## RECORDS TO USE
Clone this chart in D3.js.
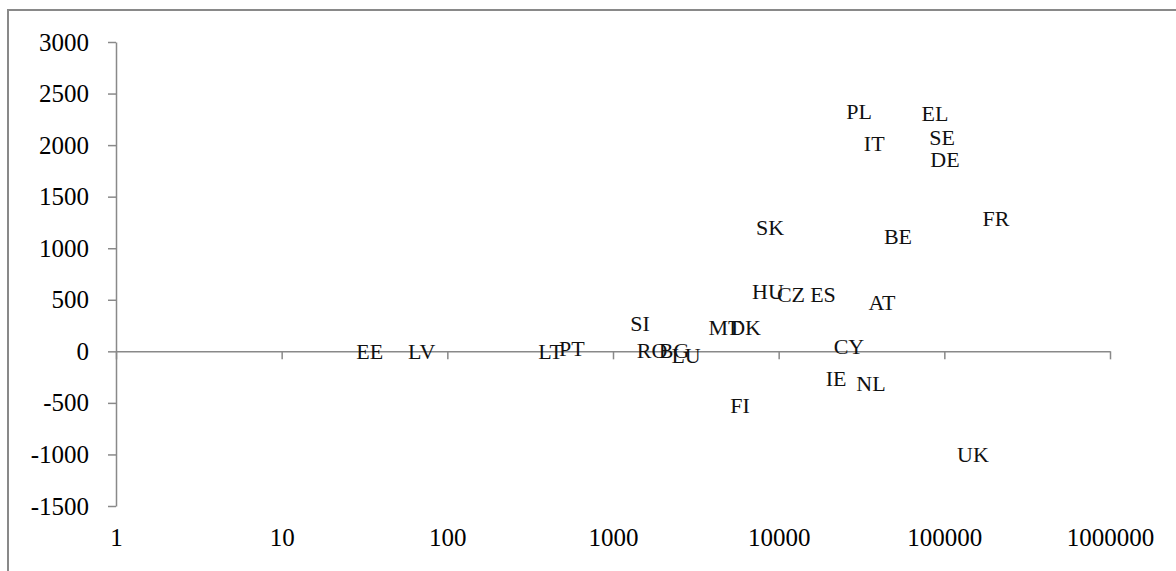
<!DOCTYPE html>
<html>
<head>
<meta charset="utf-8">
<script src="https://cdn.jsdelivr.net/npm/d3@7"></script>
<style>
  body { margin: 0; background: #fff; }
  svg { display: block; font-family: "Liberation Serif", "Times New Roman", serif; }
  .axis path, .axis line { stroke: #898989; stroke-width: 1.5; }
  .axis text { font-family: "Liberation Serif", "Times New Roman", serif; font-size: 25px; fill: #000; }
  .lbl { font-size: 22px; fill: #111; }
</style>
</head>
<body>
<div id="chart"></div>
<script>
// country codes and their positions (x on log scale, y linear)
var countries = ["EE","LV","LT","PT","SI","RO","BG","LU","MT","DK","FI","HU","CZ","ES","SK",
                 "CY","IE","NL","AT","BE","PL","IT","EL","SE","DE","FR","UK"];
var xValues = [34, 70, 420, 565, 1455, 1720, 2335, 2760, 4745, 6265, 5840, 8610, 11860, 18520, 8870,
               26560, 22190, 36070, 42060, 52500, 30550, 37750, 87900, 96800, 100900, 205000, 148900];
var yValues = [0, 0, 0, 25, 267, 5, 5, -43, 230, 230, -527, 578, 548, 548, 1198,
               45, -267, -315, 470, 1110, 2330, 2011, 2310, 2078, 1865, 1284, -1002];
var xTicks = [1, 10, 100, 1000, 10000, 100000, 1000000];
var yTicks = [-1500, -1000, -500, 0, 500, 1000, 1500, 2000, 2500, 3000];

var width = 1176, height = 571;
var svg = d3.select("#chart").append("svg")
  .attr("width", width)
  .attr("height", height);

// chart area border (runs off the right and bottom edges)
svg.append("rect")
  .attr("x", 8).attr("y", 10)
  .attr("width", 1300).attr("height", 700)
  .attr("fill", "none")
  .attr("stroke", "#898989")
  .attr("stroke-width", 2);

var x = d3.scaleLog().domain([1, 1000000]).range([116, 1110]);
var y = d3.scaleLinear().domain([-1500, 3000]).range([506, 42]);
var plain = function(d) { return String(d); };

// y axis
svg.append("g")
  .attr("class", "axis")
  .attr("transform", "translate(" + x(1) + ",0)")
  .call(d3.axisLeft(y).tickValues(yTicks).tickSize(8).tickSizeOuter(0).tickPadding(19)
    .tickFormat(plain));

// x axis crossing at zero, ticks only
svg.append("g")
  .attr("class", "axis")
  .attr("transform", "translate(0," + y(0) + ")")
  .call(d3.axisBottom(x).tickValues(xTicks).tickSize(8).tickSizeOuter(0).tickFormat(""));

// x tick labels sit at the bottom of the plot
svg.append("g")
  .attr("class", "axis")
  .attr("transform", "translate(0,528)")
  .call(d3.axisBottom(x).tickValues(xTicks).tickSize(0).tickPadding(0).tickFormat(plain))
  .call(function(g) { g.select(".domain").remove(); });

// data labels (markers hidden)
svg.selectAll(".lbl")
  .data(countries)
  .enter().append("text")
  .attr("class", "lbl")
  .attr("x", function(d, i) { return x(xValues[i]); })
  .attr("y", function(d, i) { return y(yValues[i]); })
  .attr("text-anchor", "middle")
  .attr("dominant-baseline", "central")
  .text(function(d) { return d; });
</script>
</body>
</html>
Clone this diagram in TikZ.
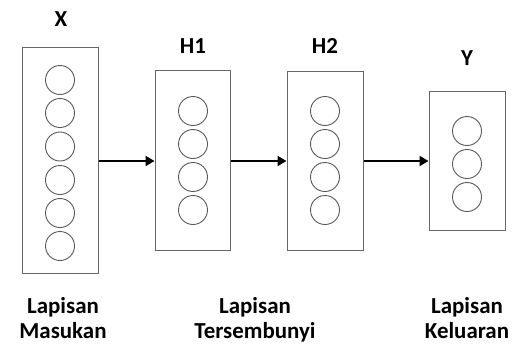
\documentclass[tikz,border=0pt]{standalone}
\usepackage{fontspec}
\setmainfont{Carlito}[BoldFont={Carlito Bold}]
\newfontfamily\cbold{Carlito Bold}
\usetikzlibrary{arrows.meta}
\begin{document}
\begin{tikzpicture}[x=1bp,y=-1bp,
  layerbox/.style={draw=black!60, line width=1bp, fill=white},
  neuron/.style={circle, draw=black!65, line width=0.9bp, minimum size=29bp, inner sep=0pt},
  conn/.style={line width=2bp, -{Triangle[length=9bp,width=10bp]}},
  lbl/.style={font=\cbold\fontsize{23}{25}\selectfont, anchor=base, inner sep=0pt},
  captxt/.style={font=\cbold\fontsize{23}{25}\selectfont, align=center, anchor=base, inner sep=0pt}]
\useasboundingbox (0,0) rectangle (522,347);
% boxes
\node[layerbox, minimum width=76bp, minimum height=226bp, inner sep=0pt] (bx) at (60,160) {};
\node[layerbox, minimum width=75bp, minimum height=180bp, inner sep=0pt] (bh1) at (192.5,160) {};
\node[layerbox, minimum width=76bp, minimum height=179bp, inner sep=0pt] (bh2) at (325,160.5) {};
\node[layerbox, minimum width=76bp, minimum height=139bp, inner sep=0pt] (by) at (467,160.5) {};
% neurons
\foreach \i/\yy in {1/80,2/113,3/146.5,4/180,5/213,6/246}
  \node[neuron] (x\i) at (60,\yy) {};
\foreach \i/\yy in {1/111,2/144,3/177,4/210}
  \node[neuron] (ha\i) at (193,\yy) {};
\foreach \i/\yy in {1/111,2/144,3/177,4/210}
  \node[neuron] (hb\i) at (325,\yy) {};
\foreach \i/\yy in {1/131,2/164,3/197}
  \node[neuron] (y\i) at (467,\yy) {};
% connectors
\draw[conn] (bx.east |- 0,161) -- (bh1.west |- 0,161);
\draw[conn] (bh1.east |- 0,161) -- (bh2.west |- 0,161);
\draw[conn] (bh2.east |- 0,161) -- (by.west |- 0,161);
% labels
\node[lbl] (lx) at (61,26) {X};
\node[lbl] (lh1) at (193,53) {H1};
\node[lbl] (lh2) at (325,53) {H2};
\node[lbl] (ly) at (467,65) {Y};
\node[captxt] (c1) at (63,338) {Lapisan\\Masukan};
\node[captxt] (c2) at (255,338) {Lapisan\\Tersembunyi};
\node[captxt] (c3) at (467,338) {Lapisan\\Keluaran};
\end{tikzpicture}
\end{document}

## TASK DIRECTIONS
From the listing above, copy out each line where the word "Clone" appears.

## WRITTEN ANSWER
Clone this chart in D3.js.
Clone this diagram in TikZ.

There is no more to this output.